Monday, September 17, 2007

Laura busted in men’ room, Bin Laden gets his kidney dialysis here, and other previously unreported news

The news that a former French news correspondent, Alex Debat, (that’s him at left) faked interviews for the pretigious French magazine Politique Internationale and may have done so as a consultant for ABC News brings joy to my heart. http://blogs.abcnews.com/theblotter/2007/09/pelosi-greenspa.html

If the “professional” journals are no more reliable than the blogsphere, why can’t we blogists fake a few interviews, too?

Below, my suggested submissions of major news stories, based on authentically faked interviews and genuinely made-up facts:

FIRST LADY ARRESTED IN AIRPORT MEN’S ROOM
Minneapolis: First lady Laura Bush was arrested for disorderly conduct today in a Men’s Room of the Minneapolis airport. Mrs. Bush denied the charges claiming that in the first place she wandered in by mistake thinking it was the ladies room, that in second place she was entrapped, and that in the third place the motions she was making only had to do with a practice run at applying her lipstick, and fourth, she thought that if she pled guilty to disorderly conduct and went home, the whole thing would go away.

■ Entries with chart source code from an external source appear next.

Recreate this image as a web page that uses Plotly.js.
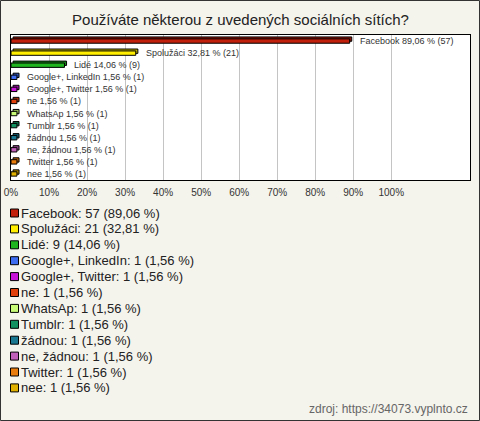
<!DOCTYPE html>
<html>
<head>
<meta charset="utf-8">
<script src="https://cdn.plot.ly/plotly-3.0.1.min.js"></script>
<style>
html,body{margin:0;padding:0;background:#f4f3ec;}
#chart{width:480px;height:421px;}
</style>
</head>
<body>
<div id="chart"></div>
<script>
const categories = ["Facebook","Spolužáci","Lidé","Google+, LinkedIn","Google+, Twitter","ne","WhatsAp","Tumblr","žádnou","ne, žádnou","Twitter","nee"];
const counts = [57,21,9,1,1,1,1,1,1,1,1,1];
const percents = [89.06,32.81,14.06,1.56,1.56,1.56,1.56,1.56,1.56,1.56,1.56,1.56];
const colors = ["#c0200c","#ffee00","#1fb51f","#3d6cf0","#c814d8","#e0400c","#c8fc78","#119060","#1a7890","#c060b8","#e87c0c","#e0b000"];
const tickVals = [0,10,20,30,40,50,60,70,80,90,100];

function fmt(v){return v.toFixed(2).replace('.', ',');}
function darken(hex,f){
  const n=parseInt(hex.slice(1),16);
  const r=Math.round(((n>>16)&255)*f), g=Math.round(((n>>8)&255)*f), b=Math.round((n&255)*f);
  return 'rgb('+r+','+g+','+b+')';
}

const W=480,H=421,L=11,R=10,T=35,B=241;
const plotW=W-L-R, plotH=H-T-B;
const px2x = p => (p-L)/plotW;
const py2y = p => (H-B-p)/plotH;

const barW=0.36, depthY=0.16, depthX=0.55;

const back = {
  type:'bar', orientation:'h', y:categories, x:percents, base:depthX,
  width:barW, offset:-barW/2-depthY,
  marker:{color:colors.map(c=>darken(c,0.75)), line:{color:'#000',width:1}},
  hoverinfo:'skip', showlegend:false
};
const front = {
  type:'bar', orientation:'h', y:categories, x:percents,
  width:barW, offset:-barW/2,
  marker:{color:colors, line:{color:'#000',width:1}},
  showlegend:false
};

const annotations = [];
categories.forEach((c,i)=>{
  annotations.push({x:percents[i], y:c, xref:'x', yref:'y', text:c+' '+fmt(percents[i])+' % ('+counts[i]+')',
    xanchor:'left', yanchor:'middle', xshift:8, showarrow:false,
    font:{family:'Liberation Sans, Arial, sans-serif', size:9, color:'#333'}});
});
const shapes = [];
categories.forEach((c,i)=>{
  const yc = 213 + 15.9*i;
  annotations.push({x:px2x(19), y:py2y(yc), xref:'paper', yref:'paper',
    text:c+': '+counts[i]+' ('+fmt(percents[i])+' %)', xanchor:'left', yanchor:'middle', showarrow:false,
    font:{family:'Liberation Sans, Arial, sans-serif', size:13, color:'#222'}});
  shapes.push({type:'rect', xref:'paper', yref:'paper', x0:px2x(10.5), x1:px2x(18.5), y0:py2y(yc+4), y1:py2y(yc-4),
    fillcolor:colors[i], line:{color:'#000',width:1}});
});
annotations.push({x:px2x(470), y:py2y(409), xref:'paper', yref:'paper', text:'zdroj: https://34073.vyplnto.cz',
  xanchor:'right', yanchor:'middle', showarrow:false,
  font:{family:'Liberation Sans, Arial, sans-serif', size:12, color:'#666'}});
shapes.push({type:'rect', xref:'paper', yref:'paper', x0:px2x(0.5), x1:px2x(479.5), y0:py2y(420.5), y1:py2y(0.5),
  line:{color:'#333',width:1}, fillcolor:'rgba(0,0,0,0)'});

const layout = {
  width:W, height:H,
  margin:{l:L,r:R,t:T,b:B,pad:0},
  paper_bgcolor:'#f4f3ec', plot_bgcolor:'#ffffff',
  title:{text:'Používáte některou z uvedených sociálních sítích?', x:0.5, xref:'paper', xanchor:'center',
    y:1-20/H, yref:'container', yanchor:'middle',
    font:{family:'Liberation Sans, Arial, sans-serif', size:15, color:'#222'}},
  barmode:'overlay',
  xaxis:{range:[0,120.7], tickvals:tickVals, ticktext:tickVals.map(v=>v+'%'), showgrid:true, gridcolor:'#c4c4c4', gridwidth:1,
    zeroline:false, showline:true, mirror:true, linecolor:'#000', linewidth:1,
    ticks:'outside', ticklen:3, tickcolor:'rgba(0,0,0,0)',
    tickfont:{family:'Liberation Sans, Arial, sans-serif', size:10, color:'#333'}, fixedrange:true},
  yaxis:{autorange:false, range:[11.5,-0.5], showticklabels:false, showgrid:false, zeroline:false,
    showline:true, mirror:true, linecolor:'#000', linewidth:1, ticks:'', fixedrange:true},
  annotations:annotations, shapes:shapes,
  showlegend:false
};

Plotly.newPlot('chart',[back,front],layout,{displayModeBar:false,staticPlot:true});
</script>
</body>
</html>
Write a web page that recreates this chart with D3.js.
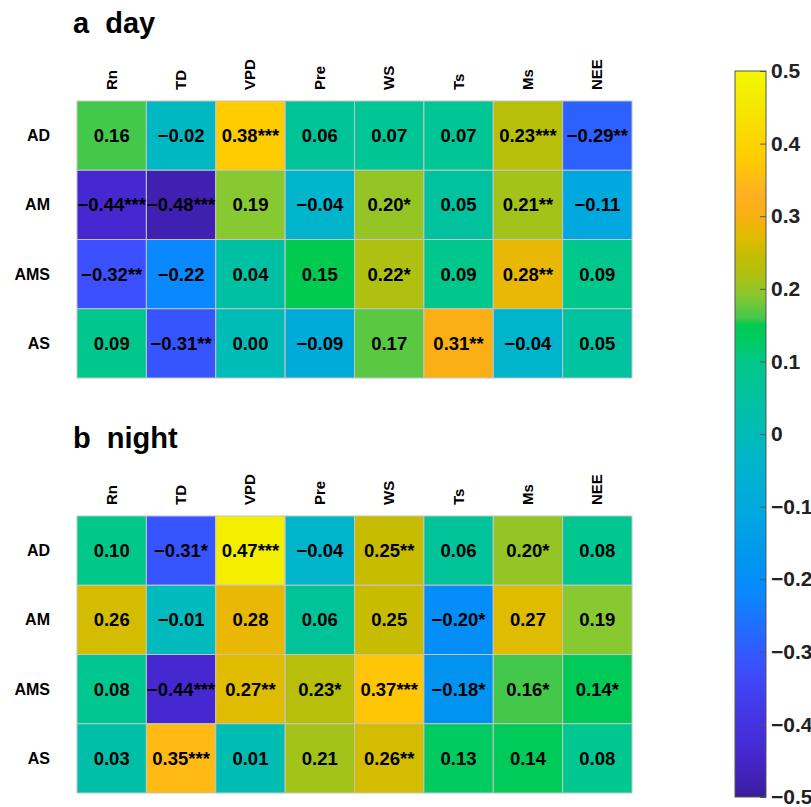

Furthermore, she said, “I was only looking for George…”

OSAMA BIN LADEN GETS KIDNEY DIALYSIS AT WALTER REED ARMY HOSPITAL
Washington: In an exclusive interview, top terrorist Osama Bin Laden revealed today that he has been getting regular kidney dialysis treatments at Walter Reed Army Medical Center under the auspices of the CIA. The super-secret U.S. intelligence agency, he said, thinks his name is Hassan Ben Gladhand, and that he is an informant from Beirut. “During my last debriefing,” he said with a chuckle, “I told them I had definite information that Bin Laden was in Iraq running an Al Qaeda operation there, and also that they are definitely ‘winning’ the Iraqi war. The dummies bought it hookah, line and sinker…”

GEORGE BUSH PLANS TO DECLARE MARTIAL LAW IN THE U.S. AND REAPPOINT HIMSELF TO THE PRESIDENCY
Washington: Faced with continued gloomy news about public support for his Iraq policy, President George Bush today revealed that the nation “needs me too much” to replace him and that therefore he has called off the Presidential election, declared martial law, and named himself President for Life. “This is the only way we can continue our winning policy and war against terrorism,” he said in an exclusive interview.


TANTRUM-THROWING RUDY GIULIANI DISCOVERS
A “VAST CONSPIRACY TO ELECT HILLARY” BUT NOW PLANS TO RUN AS A WOMAN
Complaining that his rival Hillary Clinton is “too pushy and taking all the attention away from me,” Former New York mayor and Republican presidential candidate Rudy Giuliani threw a temper tantrum in front of an interviewer, lay down on the floor and kicked, then held his breath until he turned red. Finally, he began to spit. "Hillary is part of a vast conspiracy to elect Hillary," Giuliani complained bitterly, "but if the electorate wants a woman, I'll run as a woman."

FED UP WITH PRESS ATTENTION, CELEBS
DECLARE A GLOBAL NEWS BLACKOUT
New York: “We’re tired of tabloids, dumb headlines, false and misleading news about us, paparazzi and gossip,” a group of celebrities declared today. They included Tom Cruise, Brittney Spears, Brad Pitt, Angelina Jolie and others. The celebrities had set up a joint press conference to declare, “We will no longer cooperate with the press.”